I believe that government and business involvement is crucial in creating long-lasting change. Fortunately, it’s starting to happen. The European Union (EU) took an important, decisive step this year to protect ocean and land by banning and restricting plastics.
Single-use plastic cutlery, cotton buds, straws, stirrers, and polystyrene cups will be banned in EU member countries by 2021. In addition, product packaging will warn consumers of environmental damage they do by disposing of things incorrectly. A “polluter pays” principle will be extended to manufacturers of fishing nets so that companies pay the cost of nets lost or tossed overboard at sea. You can read more about the upcoming changes here.
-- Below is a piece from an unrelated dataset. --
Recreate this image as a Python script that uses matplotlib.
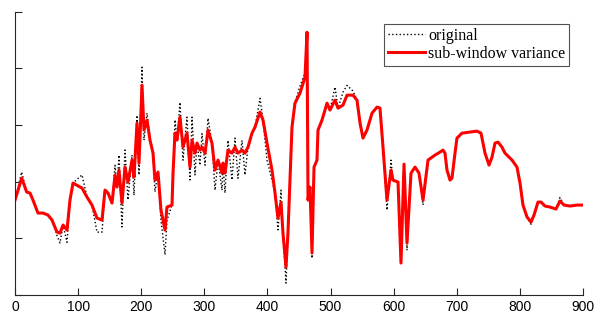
import matplotlib
matplotlib.use("Agg")
import matplotlib.pyplot as plt

x = [0, 10.6, 18.5, 23.8, 28.5, 36.4, 44.4, 52.3, 58.6, 66.5, 71.3, 76.1, 82.4, 87.1, 91.9,
     106.2, 114.1, 122.0, 129.9, 137.9, 142.6, 147.4, 153.7, 158.5, 161.6, 164.8, 169.5, 174.3,
     179.0, 185.4, 188.6, 193.3, 196.5, 201.2, 204.4, 209.2, 213.9, 218.7, 221.8, 226.6, 231.3,
     237.7, 240.8, 248.8, 250.4, 253.5, 256.7, 261.4, 266.2, 272.5, 277.3, 280.5, 285.2, 288.4,
     293.1, 296.3, 301.1, 305.8, 312.1, 316.9, 321.7, 328.0, 329.6, 332.7, 337.5, 343.8, 348.6,
     353.3, 359.7, 364.4, 369.2, 375.5, 380.3, 388.2, 393.0, 399.3, 407.2, 412.0, 416.7, 421.5,
     424.6, 429.4, 432.5, 438.9, 443.6, 451.6, 459.5, 462.7, 464.3,
     467.4, 470.6, 473.8, 478.5, 480.1, 486.4, 494.4, 499.1, 507.0, 511.8, 519.7, 526.1, 535.6,
     541.9, 546.7, 551.4, 557.7, 565.7, 573.6, 578.3, 583.1, 589.4, 595.8, 598.9, 606.9, 611.6,
     616.4, 621.1, 627.5, 633.8, 640.1, 646.5, 654.4, 665.5, 673.4, 678.2, 681.3, 684.5, 689.3,
     692.4, 697.2, 700.3, 708.3, 721.0, 732.0, 738.4, 744.7, 751.1, 755.8, 760.6, 765.4, 771.6,
     776.4, 787.5, 795.4, 800.2, 804.9, 811.3, 817.6, 822.4, 828.7, 833.5, 839.8, 847.7, 857.2,
     863.5, 869.9, 879.4, 890.5, 898.4]

variance = [1.675, 2.063, 1.817, 1.799, 1.675, 1.446, 1.446, 1.411, 1.323, 1.111, 1.093, 1.235,
            1.146, 1.675, 1.975, 1.887, 1.728, 1.587, 1.358, 1.323, 1.852, 1.799, 1.623, 2.116,
            1.905, 2.205, 1.623, 2.257, 1.993, 2.381, 2.081, 3.034, 2.328, 3.704, 2.910, 3.086,
            2.734, 2.504, 2.028, 2.169, 1.499, 1.146, 1.552, 1.587, 2.152, 2.857, 2.734, 3.139,
            2.610, 2.857, 2.257, 2.734, 2.504, 2.681, 2.557, 2.610, 2.504, 2.910, 2.681, 2.205,
            2.381, 2.152, 2.328, 2.152, 2.557, 2.504, 2.610, 2.504, 2.557, 2.504, 2.610, 2.857,
            2.963, 3.228, 3.086, 2.681, 2.205, 1.799, 1.358, 1.640, 1.093, 0.494, 1.093, 2.963,
            3.386, 3.563, 3.845, 4.638, 1.675,
            1.905, 0.741, 2.257, 2.381, 2.910, 3.086, 3.386, 3.263, 3.439, 3.298, 3.351, 3.527, 3.527,
            3.439, 3.034, 2.769, 2.910, 3.210, 3.316, 3.298, 2.610, 1.675, 2.205, 2.028, 1.993, 0.564,
            2.310, 0.917, 2.152, 2.257, 2.152, 1.675, 2.381, 2.469, 2.522, 2.557, 2.504, 2.205, 2.028,
            2.063, 2.504, 2.769, 2.857, 2.875, 2.892, 2.857, 2.504, 2.293, 2.434, 2.681, 2.698, 2.610,
            2.504, 2.381, 2.257, 1.975, 1.587, 1.376, 1.287, 1.411, 1.640, 1.640, 1.570, 1.552, 1.517,
            1.658, 1.587, 1.570, 1.587, 1.587]

original = [1.675, 2.17, 1.817, 1.799, 1.675, 1.446, 1.446, 1.411, 1.323, 1.05, 0.92, 1.235,
            0.93, 1.675, 1.975, 2.12, 1.728, 1.587, 1.11, 1.11, 1.852, 1.799, 1.623, 2.29,
            1.905, 2.47, 1.20, 2.56, 1.68, 2.47, 1.76, 3.17, 2.12, 4.02, 2.73, 3.21,
            2.734, 2.504, 1.82, 2.169, 1.32, 0.71, 1.32, 1.587, 2.152, 3.09, 2.734, 3.40,
            2.38, 3.14, 2.03, 3.14, 2.12, 2.681, 2.29, 2.85, 2.29, 3.12, 2.681, 1.85,
            2.381, 1.85, 2.328, 1.80, 2.73, 2.03, 2.77, 2.06, 2.73, 2.12, 2.610, 2.857,
            2.963, 3.47, 3.086, 2.38, 2.03, 1.799, 1.15, 1.85, 1.093, 0.21, 1.093, 2.963,
            3.386, 3.69, 3.92, 4.638, 1.675,
            1.905, 0.65, 2.257, 2.381, 2.910, 3.086, 3.386, 3.263, 3.67, 3.298, 3.58, 3.70, 3.60,
            3.439, 3.034, 2.769, 2.910, 3.210, 3.316, 3.298, 2.610, 1.50, 2.38, 2.028, 1.993, 0.564,
            2.310, 0.79, 2.152, 2.257, 2.152, 1.59, 2.381, 2.469, 2.522, 2.557, 2.504, 2.205, 2.028,
            2.063, 2.504, 2.769, 2.857, 2.875, 2.892, 2.857, 2.504, 2.293, 2.434, 2.681, 2.698, 2.610,
            2.504, 2.381, 2.257, 1.975, 1.587, 1.376, 1.25, 1.411, 1.640, 1.640, 1.570, 1.552, 1.517,
            1.72, 1.587, 1.570, 1.587, 1.587]

xticks = [0, 100, 200, 300, 400, 500, 600, 700, 800, 900]
yticks = [0, 1, 2, 3, 4, 5]

fig = plt.figure(figsize=(5.98, 3.19), dpi=100)
ax = fig.add_axes([15 / 598, 24 / 319, 568 / 598, (295 - 11.7) / 319])

ax.plot(x, original, color="black", linestyle=":", linewidth=1.0, label="original")
ax.plot(x, variance, color="#ff0000", linestyle="-", linewidth=2.2, label="sub-window variance",
        solid_joinstyle="round")

ax.set_xlim(0, 900)
ax.set_ylim(0, 5)
ax.set_xticks(xticks)
ax.set_xticklabels([str(t) for t in xticks], fontfamily="Liberation Sans", fontsize=10)
ax.set_yticks(yticks)
ax.set_yticklabels([])
ax.tick_params(direction="in", length=5, width=0.8, colors="#262626", labelcolor="black")
for s in ["top", "right"]:
    ax.spines[s].set_visible(False)
for s in ["left", "bottom"]:
    ax.spines[s].set_color("#262626")
    ax.spines[s].set_linewidth(0.8)

leg = ax.legend(loc="upper right", bbox_to_anchor=(569 / 598, 1 - 24 / 319),
                bbox_transform=fig.transFigure,
                prop={"family": "Liberation Serif", "size": 11.5},
                frameon=True, fancybox=False, shadow=False, borderpad=0.25,
                labelspacing=0.1, handlelength=2.3, handletextpad=0.2, borderaxespad=0)
leg.get_frame().set_edgecolor("#262626")
leg.get_frame().set_linewidth(0.8)

fig.savefig("out.png", dpi=100)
THE COLDEST PLACES ON EARTH
Given the season, I’d like to share with you some fun facts about winter. Fortunately, I don’t live in a place that has snow year round, but in places like the Arctic, there is always at least one layer of ice. In fact, there are three different types of ice that cover the Arctic Ocean. (Polar ice doesn’t ever melt, but it can be as thin as two metres in the summer and as thick as fifty metres in the winter!)
The Arctic has an average temperature of -34° C in the winter, while in the summer the temperature can be as high as 12° C. In the Antarctic, the winters are much colder, with an average temperature being below -40° C. Are you wondering how fish and other animals survive in these environments? For some, the answer is anti-freeze.
Anti-freeze in the bodies of fish (such as the Arctic Cod) makes sure that if any small ice crystals form in the blood due to contact with ice, they cannot spread through the rest of the body.
On that note, I hope you stay warm and cozy this winter! My best to you and yours this holiday season.